🤖 AI Summary
Conventional audiometric tests inadequately quantify the functional impact of suprathreshold hearing loss—such as presbycusis—on speech understanding, particularly lacking objective, frequency-specific measures of perceptual deficits.
Method: We propose a novel, frequency-specific speech test grounded in automatic speech recognition (ASR). By applying controlled acoustic degradation to simulate high-frequency hearing loss and leveraging ASR as an interpretable perceptual surrogate, our method analyzes phoneme-level confusion patterns—e.g., systematic substitutions (alveolar/palatal → labiodental) and deletions—to yield functional, frequency-resolved diagnostic insights beyond pure-tone audiometry.

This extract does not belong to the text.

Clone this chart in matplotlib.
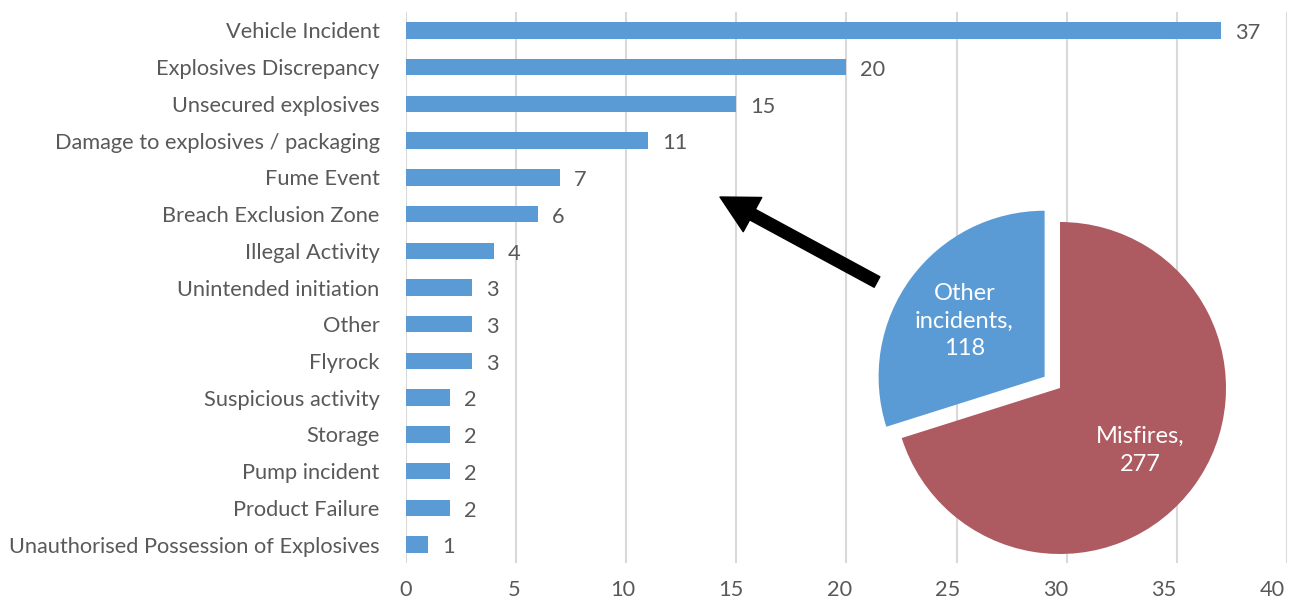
import numpy as np
import matplotlib
matplotlib.use("Agg")
import matplotlib.pyplot as plt
from matplotlib.transforms import ScaledTranslation

# incident categories, top to bottom as in the chart
categories = ["Vehicle Incident", "Explosives Discrepancy", "Unsecured explosives",
              "Damage to explosives / packaging", "Fume Event", "Breach Exclusion Zone",
              "Illegal Activity", "Unintended initiation", "Other", "Flyrock",
              "Suspicious activity", "Storage", "Pump incident", "Product Failure",
              "Unauthorised Possession of Explosives"]
counts = [37, 20, 15, 11, 7, 6, 4, 3, 3, 3, 2, 2, 2, 2, 1]

pie_labels = ["Misfires,\n277", "Other\nincidents,\n118"]
pie_values = [277, 118]

xticks = [0, 5, 10, 15, 20, 25, 30, 35, 40]

plt.rcParams['font.family'] = ['Lato', 'DejaVu Sans']
text_col = "#595959"
blue = "#5B9BD5"
red = "#AE5A61"
fs = 15.7

W, H = 1289, 603
fig = plt.figure(figsize=(W / 100, H / 100), dpi=100)

# bar chart axes (pixel positions)
left, right, top, bottom = 406, 1287, 12, 563
ax = fig.add_axes([left / W, (H - bottom) / H, (right - left) / W, (bottom - top) / H])
y = np.arange(len(categories))
ax.barh(y, counts, height=0.45, color=blue, zorder=2)
ax.set_ylim(len(categories) - 0.5, -0.5)
ax.set_xlim(0, 40)
ax.set_yticks(y)
ax.set_yticklabels(categories, fontsize=fs, color=text_col)
ax.set_xticks(xticks)
ax.set_xticklabels([str(t) for t in xticks], fontsize=fs, color=text_col)
ax.tick_params(axis='y', length=0, pad=19)
ax.tick_params(axis='x', length=0, pad=12)
# excel's axis labels drift slightly left of the gridlines
for t, lab in zip(xticks, ax.get_xticklabels()):
    lab.set_transform(lab.get_transform() + ScaledTranslation(-t * 0.36 / 100, 0, fig.dpi_scale_trans))
ax.grid(axis='x', color="#D9D9D9", linewidth=1.5, zorder=0)
for s in ax.spines.values():
    s.set_visible(False)

for yi, c in zip(y, counts):
    ax.annotate(str(c), (c, yi), xytext=(10, -2), textcoords='offset points',
                ha='left', va='center', fontsize=fs, color=text_col)

# arrow from the pie to the bars
ax.annotate("", xy=(720, H - 197), xycoords='figure pixels',
            xytext=(877, H - 282), textcoords='figure pixels',
            arrowprops=dict(arrowstyle="simple,head_length=1.33,head_width=1.4,tail_width=0.43",
                            mutation_scale=20, color="black", shrinkA=0, shrinkB=0),
            annotation_clip=False)

# pie inset
cx, cy, r = 1060, H - 388, 166
half = 1.2 * r
pax = fig.add_axes([(cx - half) / W, (cy - half) / H, 2 * half / W, 2 * half / H])
wedges, _ = pax.pie(pie_values, colors=[red, blue], startangle=90, counterclock=False,
                    explode=[0, 0.115], radius=1)
pax.set_xlim(-1.2, 1.2)
pax.set_ylim(-1.2, 1.2)
pax.set_aspect('equal')
pax.axis('off')

for w, lab in zip(wedges, pie_labels):
    ang = np.deg2rad((w.theta1 + w.theta2) / 2)
    ox, oy = w.center
    pax.text(ox + 0.6 * np.cos(ang), oy + 0.6 * np.sin(ang) - 0.02, lab,
             ha='center', va='center', color="white", fontsize=17, linespacing=1.4)

fig.savefig("out.png", dpi=100)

Contribution/Results: The constructed test corpus robustly discriminates normal-hearing from hearing-impaired listeners in simulation and successfully recapitulates hallmark perceptual deficits of presbycusis. This framework establishes a new paradigm for objective, fine-grained clinical hearing assessment.
📝 Abstract
Traditional audiometry often fails to fully characterize the functional impact of hearing loss on speech understanding, particularly supra-threshold deficits and frequency-specific perception challenges in conditions like presbycusis. This paper presents the development and simulated evaluation of a novel Automatic Speech Recognition (ASR)-based frequency-specific speech test designed to provide granular diagnostic insights. Our approach leverages ASR to simulate the perceptual effects of moderate sloping hearing loss by processing speech stimuli under controlled acoustic degradation and subsequently analyzing phoneme-level confusion patterns. Key findings indicate that simulated hearing loss introduces specific phoneme confusions, predominantly affecting high-frequency consonants (e.g., alveolar/palatal to labiodental substitutions) and leading to significant phoneme deletions, consistent with the acoustic cues degraded in presbycusis. A test battery curated from these ASR-derived confusions demonstrated diagnostic value, effectively differentiating between simulated normal-hearing and hearing-impaired listeners in a comprehensive simulation. This ASR-driven methodology offers a promising avenue for developing objective, granular, and frequency-specific hearing assessment tools that complement traditional audiometry. Future work will focus on validating these findings with human participants and exploring the integration of advanced AI models for enhanced diagnostic precision.